Five years ago, a competent media buyer could outperform a less competent one with the same creative by being smarter about audience structure, bid strategy, and placement selection. That advantage has mostly disappeared. The major platforms (Google, Meta, TikTok) have invested heavily in machine-learning systems that find the right buyers given enough creative variety to test against. They do it faster, at lower cost, and with less variance than nearly any human media buyer can. This isn’t a controversial claim inside the platforms themselves; their own documentation tells advertisers to give the algorithms broad audiences and lots of creative. It’s the agency category that hasn’t caught up.
Most agencies still sell what they sold in 2018: clever audience builds, refined bid strategies, technical expertise in the platforms’ settings panels. That work used to be where the advantage was. It mostly isn’t anymore. What wins now sits one layer up — in the ad itself. The hook in the first three seconds. The offer. The landing page the click goes to. The conversion experience after the click. Agencies that haven’t reorganized around that shift are spending their hours optimizing the layer that’s been automated, and producing flat numbers as a result.
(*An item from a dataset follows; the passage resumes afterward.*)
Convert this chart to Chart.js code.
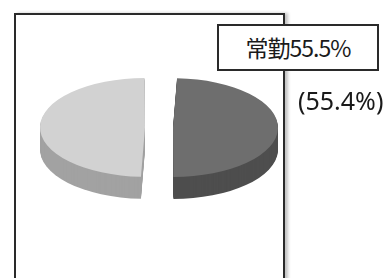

We built the firm around the new advantage rather than the old one. Creative production is a core service, not an add-on. Conversion design is a core service, not an add-on. Media management still matters — the platforms aren’t fully self-driving, and someone has to set them up, watch them, and intervene when they go sideways — but it’s the smallest of the three lanes by hours, not the largest. The numbers we produce reflect that ordering.